You only know about Zola and the like because time has sifted through the crap for you. There is crap now as there was crap then. Why do you only think of the chick lit crap? Why not the thrillers, the fantasies, the sci-fi, mysteries? Why single out chick-lit for the decline of literature? Chic-lit doesn't dominate the fiction sales. Seriously how does this matter anyway? The division of reading tastes isn't a zero-sum game. All those chick-lit readers aren't suddenly going become Faulkner readers. Go find the literary fiction readers. Don't complain that people would rather read fluff than questionable tomes on the 'human condition'

Literary fiction is a hard sell, even then more women than men read it. Jonathan Franzen bemoaned this reality, explaining his misgivings about Oprah recommending his book for her book club. What can I say? I just don't think that all of sudden if men read more, we would get a bigger market of literary fiction. In fact, I would wager men would shrink from it even more because literary fiction has a reputation of navel grazing fiction, the books where nothing happen. And men tend to prefer the plot heavy, action type books.

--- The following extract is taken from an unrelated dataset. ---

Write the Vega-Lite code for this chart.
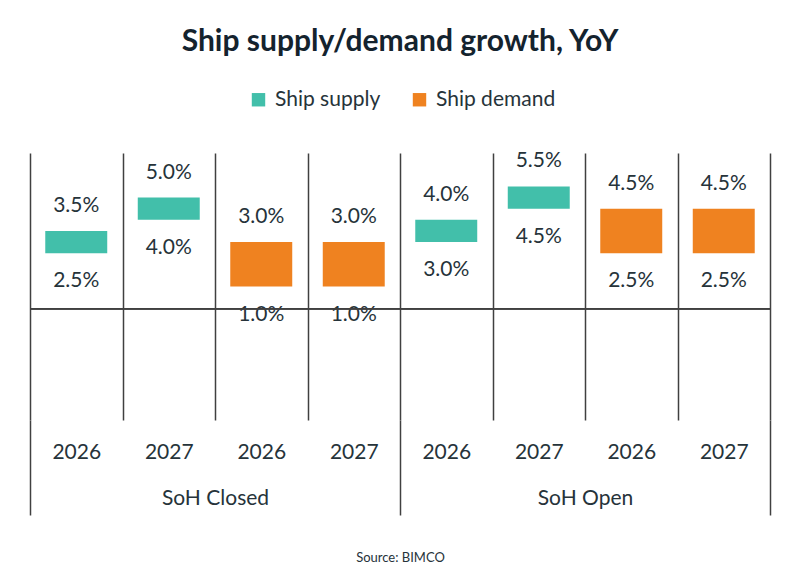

Anyway. I do understand your point somewhat, not the blaming of women though. Publishers have become more cut throat and less forgiving of authors who aren't profitable. In past, they could grow authors, accept moderate losses and in the hope that the authors would grow an audience and break out with something good eventually. Note, even then low brow stuff subsidized that sort of patronage. But now, giving the shrinking of the book business, publishers are more interested in the next sure thing than in taking gambles over literary stuff. The next sure thing is easier had in fluff, be it chick-lit or police procedurals. And being an author of literary fiction becomes a lot harder than before.